No significant circularity in derivation chain

full rationale

The paper defines SSIO as a new oracle that converts rectangle layouts to graphs and computes integration values drawn from established space-syntax literature. References are built by applying SSIO to real residential data, then used as targets for two post-training strategies whose gains are measured experimentally on SSPT-Bench. No equation reduces a claimed prediction to a fitted parameter by construction, no load-bearing premise rests on self-citation, and the central empirical claim (improved public-space dominance and hierarchy alignment) is not definitionally equivalent to the input metrics. The derivation therefore remains self-contained against external benchmarks.

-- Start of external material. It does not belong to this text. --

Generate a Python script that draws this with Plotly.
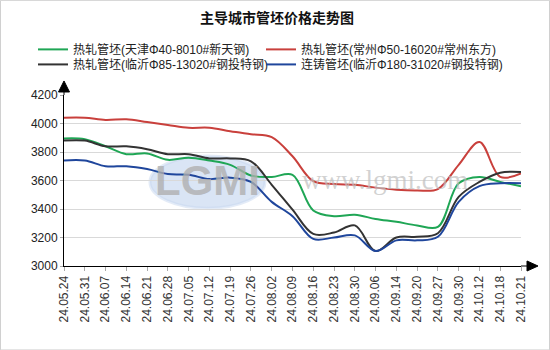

Axiom & Free-Parameter Ledger

0 free parameters · 1 axioms · 2 invented entities

The central claim rests on the assumption that space-syntax integration values computed on rectangle graphs are valid proxies for human-perceived configurational quality. No free parameters are explicitly named, but empirical references are derived from real residential data. No new physical entities are postulated.

axioms (1)
  • domain assumption Space-syntax integration metrics computed on rectangle-space graphs accurately reflect desirable public-private hierarchy in residential layouts.
    Invoked when SSIO is used to establish empirical references and as optimization target.
invented entities (2)
  • Space Syntax Integration Oracle (SSIO) no independent evidence
    purpose: Converts generated layouts into graphs and computes public-space dominance and functional hierarchy scores.
    New component introduced to turn post-hoc analysis into training feedback.
  • SSPT-Bench no independent evidence
    purpose: Evaluation system for output-side configurational quality under out-of-distribution setting.
    New benchmark introduced alongside the method.